■ Problem to solve
Take the listing from its first line through the line that contains "from matplotlib.lines import Line2D" and please retype those lines exactly, leaving out the pictures.

=-=-=

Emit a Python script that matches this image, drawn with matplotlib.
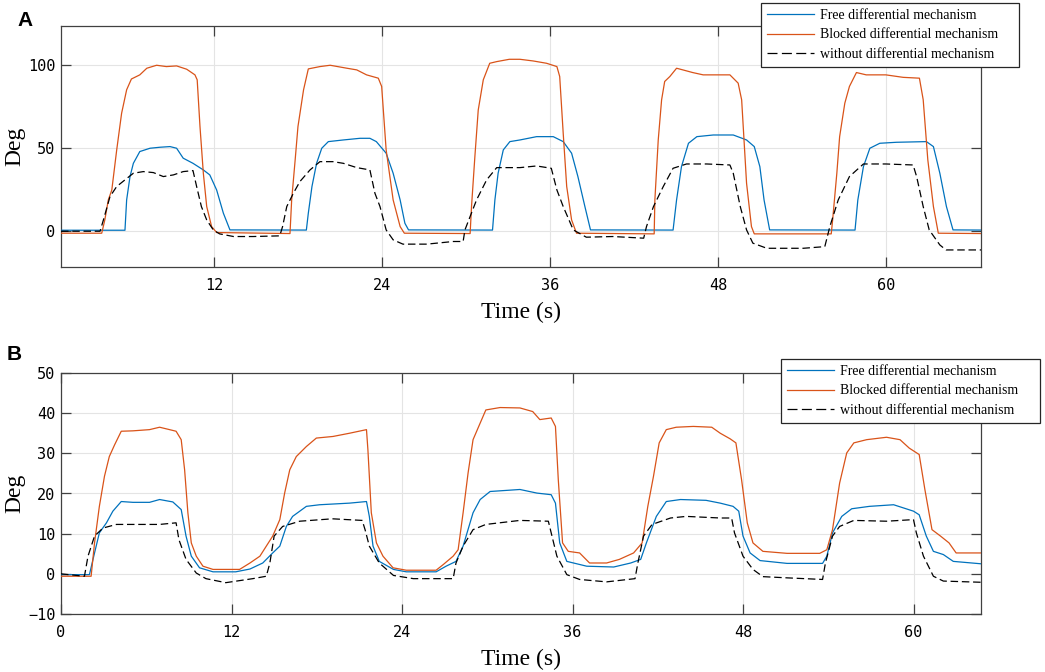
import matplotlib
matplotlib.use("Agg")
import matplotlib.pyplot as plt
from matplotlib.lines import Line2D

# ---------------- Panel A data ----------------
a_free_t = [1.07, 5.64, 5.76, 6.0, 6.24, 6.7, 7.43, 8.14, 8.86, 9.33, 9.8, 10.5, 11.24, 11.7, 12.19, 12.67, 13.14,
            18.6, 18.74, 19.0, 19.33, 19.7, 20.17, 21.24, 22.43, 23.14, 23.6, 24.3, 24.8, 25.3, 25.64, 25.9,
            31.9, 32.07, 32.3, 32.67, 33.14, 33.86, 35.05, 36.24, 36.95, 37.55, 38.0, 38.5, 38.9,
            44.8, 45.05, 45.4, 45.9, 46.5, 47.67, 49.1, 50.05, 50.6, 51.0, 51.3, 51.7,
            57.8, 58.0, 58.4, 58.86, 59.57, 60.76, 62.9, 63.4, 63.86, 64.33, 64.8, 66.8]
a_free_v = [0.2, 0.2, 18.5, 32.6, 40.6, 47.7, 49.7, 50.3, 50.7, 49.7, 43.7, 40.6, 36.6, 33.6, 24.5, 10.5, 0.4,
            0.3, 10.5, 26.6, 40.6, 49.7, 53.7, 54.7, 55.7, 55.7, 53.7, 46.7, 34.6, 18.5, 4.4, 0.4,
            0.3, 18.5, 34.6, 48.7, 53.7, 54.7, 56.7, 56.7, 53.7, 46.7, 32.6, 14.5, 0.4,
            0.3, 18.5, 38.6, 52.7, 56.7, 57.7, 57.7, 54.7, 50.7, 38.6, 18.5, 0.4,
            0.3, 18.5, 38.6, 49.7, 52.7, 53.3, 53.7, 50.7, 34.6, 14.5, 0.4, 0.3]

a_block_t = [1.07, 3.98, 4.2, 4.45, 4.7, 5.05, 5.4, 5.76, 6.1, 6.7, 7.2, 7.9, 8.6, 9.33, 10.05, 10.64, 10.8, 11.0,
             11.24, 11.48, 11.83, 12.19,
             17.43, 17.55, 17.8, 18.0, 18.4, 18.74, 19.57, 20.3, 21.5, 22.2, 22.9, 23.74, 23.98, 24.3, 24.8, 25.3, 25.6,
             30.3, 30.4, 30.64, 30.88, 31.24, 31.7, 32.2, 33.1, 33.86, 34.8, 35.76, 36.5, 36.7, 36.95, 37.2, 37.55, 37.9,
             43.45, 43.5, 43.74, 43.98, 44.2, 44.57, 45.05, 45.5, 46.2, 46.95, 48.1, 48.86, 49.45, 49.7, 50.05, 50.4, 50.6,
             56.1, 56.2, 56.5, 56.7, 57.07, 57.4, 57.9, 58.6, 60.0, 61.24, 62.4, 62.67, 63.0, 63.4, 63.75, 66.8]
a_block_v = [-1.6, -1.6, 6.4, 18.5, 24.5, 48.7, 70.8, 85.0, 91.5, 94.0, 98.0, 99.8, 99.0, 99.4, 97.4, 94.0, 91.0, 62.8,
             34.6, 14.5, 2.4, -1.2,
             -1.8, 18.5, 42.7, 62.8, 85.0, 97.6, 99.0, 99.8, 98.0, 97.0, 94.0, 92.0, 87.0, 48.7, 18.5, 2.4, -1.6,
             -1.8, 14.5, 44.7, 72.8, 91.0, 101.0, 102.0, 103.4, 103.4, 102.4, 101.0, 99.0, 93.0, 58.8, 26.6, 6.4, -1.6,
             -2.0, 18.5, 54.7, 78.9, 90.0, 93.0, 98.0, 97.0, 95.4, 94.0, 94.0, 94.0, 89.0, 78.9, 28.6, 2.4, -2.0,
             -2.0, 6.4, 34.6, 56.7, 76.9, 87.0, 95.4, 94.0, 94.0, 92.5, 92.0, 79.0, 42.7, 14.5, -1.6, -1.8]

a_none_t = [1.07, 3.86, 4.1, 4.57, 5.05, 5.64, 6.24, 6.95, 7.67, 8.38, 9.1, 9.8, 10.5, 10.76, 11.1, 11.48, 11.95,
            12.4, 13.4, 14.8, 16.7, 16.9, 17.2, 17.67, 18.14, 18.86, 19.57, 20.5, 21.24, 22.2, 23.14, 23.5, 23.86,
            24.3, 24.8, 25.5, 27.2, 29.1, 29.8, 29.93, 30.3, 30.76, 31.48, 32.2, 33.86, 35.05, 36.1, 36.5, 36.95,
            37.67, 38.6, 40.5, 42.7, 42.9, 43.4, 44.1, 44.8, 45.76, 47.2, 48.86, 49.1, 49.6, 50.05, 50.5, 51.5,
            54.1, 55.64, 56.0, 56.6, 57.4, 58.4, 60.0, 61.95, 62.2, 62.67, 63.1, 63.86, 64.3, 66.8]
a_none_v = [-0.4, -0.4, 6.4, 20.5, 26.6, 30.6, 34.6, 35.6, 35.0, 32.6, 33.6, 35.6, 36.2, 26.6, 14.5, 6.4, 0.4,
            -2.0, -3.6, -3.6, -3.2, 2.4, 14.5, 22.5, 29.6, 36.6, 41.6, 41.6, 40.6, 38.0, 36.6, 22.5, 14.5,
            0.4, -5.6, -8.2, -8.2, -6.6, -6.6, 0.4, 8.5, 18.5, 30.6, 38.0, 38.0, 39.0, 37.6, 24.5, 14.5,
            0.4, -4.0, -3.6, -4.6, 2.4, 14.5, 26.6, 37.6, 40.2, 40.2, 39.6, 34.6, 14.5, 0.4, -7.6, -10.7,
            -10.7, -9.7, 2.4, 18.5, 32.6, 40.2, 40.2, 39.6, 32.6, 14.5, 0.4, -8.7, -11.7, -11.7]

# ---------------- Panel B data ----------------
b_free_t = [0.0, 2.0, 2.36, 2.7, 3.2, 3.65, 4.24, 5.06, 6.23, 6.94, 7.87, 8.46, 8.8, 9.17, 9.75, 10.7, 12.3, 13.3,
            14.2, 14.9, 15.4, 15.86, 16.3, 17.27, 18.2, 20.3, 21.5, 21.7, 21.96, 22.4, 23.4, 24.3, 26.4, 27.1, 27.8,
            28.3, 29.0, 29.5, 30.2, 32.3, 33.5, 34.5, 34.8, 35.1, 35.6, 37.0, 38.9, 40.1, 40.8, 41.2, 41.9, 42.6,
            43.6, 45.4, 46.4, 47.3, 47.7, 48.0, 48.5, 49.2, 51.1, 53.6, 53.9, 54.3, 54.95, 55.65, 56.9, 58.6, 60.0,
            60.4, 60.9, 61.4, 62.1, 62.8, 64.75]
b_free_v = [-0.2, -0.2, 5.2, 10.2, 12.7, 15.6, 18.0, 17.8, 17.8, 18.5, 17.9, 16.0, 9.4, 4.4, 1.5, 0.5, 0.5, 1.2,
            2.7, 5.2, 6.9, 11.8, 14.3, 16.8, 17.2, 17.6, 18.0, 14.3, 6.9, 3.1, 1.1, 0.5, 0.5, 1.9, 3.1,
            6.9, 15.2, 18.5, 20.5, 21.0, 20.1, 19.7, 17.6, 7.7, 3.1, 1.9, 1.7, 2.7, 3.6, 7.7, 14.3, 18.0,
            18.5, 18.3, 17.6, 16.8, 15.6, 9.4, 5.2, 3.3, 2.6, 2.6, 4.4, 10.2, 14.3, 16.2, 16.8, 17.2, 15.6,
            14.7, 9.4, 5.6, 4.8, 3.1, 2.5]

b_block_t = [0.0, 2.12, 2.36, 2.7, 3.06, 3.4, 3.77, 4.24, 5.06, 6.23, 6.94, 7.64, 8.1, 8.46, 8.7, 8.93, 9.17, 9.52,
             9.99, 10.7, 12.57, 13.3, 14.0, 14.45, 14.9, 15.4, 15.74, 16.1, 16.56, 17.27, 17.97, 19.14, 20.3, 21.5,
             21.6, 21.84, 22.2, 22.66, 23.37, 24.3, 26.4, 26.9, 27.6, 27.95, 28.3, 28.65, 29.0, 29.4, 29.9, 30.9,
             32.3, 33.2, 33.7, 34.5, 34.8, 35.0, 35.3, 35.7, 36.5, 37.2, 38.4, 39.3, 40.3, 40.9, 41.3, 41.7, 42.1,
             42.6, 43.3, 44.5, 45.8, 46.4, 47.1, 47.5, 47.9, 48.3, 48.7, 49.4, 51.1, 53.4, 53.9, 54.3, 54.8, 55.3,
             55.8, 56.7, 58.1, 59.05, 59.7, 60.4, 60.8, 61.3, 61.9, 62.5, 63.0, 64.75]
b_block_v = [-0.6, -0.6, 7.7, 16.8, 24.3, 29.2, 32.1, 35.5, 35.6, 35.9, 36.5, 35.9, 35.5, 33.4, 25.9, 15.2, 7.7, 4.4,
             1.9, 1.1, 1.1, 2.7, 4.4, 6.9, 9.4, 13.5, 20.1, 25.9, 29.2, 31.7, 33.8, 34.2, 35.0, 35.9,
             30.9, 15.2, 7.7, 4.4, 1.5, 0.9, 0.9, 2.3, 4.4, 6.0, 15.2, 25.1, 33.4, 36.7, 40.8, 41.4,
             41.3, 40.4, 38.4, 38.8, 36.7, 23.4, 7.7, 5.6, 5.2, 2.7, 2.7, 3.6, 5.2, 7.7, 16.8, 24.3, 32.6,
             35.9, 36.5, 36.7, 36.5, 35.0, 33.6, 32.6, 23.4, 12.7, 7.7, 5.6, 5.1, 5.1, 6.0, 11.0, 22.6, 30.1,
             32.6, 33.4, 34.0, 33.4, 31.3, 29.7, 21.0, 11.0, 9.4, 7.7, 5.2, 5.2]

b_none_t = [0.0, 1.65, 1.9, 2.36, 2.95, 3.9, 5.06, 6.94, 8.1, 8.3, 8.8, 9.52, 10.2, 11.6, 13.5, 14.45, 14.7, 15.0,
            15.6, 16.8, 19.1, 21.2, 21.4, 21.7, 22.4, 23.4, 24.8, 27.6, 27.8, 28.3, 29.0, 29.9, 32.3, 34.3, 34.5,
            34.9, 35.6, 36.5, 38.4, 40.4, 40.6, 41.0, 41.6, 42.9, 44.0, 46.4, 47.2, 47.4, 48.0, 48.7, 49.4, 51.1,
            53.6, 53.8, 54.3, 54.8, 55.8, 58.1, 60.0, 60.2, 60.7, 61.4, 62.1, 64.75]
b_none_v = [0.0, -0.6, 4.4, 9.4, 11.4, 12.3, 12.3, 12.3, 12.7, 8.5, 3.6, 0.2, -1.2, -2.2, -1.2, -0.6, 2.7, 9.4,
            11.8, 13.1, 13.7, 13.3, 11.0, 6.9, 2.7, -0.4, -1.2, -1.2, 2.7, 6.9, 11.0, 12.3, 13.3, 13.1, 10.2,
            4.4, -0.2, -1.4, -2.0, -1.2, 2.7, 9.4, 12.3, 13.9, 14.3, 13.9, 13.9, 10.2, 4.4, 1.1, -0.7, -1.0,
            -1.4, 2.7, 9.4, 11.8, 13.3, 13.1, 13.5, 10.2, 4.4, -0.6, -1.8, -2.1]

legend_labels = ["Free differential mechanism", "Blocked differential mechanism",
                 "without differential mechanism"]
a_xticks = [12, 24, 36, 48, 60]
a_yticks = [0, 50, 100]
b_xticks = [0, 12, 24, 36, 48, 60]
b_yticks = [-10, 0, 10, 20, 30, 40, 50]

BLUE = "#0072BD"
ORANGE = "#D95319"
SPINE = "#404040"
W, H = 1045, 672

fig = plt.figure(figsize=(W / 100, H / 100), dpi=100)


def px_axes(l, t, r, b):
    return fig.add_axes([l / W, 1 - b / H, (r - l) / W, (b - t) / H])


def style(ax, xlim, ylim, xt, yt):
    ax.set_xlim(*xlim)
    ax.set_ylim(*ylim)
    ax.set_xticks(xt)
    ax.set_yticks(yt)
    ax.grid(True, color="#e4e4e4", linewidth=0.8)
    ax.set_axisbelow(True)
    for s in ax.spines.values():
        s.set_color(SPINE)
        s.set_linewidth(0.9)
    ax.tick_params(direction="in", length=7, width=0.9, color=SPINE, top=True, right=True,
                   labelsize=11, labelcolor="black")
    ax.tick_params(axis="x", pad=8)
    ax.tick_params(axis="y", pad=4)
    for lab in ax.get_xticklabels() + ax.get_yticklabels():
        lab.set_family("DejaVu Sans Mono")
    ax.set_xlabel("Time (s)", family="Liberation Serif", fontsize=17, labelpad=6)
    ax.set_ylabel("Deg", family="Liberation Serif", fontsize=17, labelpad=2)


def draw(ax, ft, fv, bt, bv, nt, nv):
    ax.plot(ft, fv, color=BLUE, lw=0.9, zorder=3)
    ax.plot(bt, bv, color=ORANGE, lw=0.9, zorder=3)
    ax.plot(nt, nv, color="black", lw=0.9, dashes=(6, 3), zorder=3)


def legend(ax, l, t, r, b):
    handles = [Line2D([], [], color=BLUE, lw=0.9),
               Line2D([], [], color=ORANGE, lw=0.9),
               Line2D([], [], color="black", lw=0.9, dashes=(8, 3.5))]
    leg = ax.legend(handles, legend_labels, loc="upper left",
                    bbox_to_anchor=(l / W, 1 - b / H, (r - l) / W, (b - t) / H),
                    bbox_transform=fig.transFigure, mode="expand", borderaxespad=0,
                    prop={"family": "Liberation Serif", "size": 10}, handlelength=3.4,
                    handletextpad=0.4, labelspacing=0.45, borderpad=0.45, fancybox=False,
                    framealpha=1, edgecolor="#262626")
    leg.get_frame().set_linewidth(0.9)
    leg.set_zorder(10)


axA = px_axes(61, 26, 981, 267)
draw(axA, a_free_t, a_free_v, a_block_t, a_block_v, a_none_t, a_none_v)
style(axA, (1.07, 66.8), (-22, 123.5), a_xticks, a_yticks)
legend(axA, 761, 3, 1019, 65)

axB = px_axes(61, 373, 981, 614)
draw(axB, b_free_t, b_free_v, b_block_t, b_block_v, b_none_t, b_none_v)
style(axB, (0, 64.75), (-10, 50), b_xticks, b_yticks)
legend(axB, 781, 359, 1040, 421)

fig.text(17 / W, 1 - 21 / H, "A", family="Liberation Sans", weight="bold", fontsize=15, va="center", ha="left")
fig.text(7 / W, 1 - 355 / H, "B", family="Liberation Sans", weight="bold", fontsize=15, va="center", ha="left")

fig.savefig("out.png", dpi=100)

=-=-=

■ Solution to the problem
Emit a Python script that matches this image, drawn with matplotlib.
import matplotlib
matplotlib.use("Agg")
import matplotlib.pyplot as plt
from matplotlib.lines import Line2D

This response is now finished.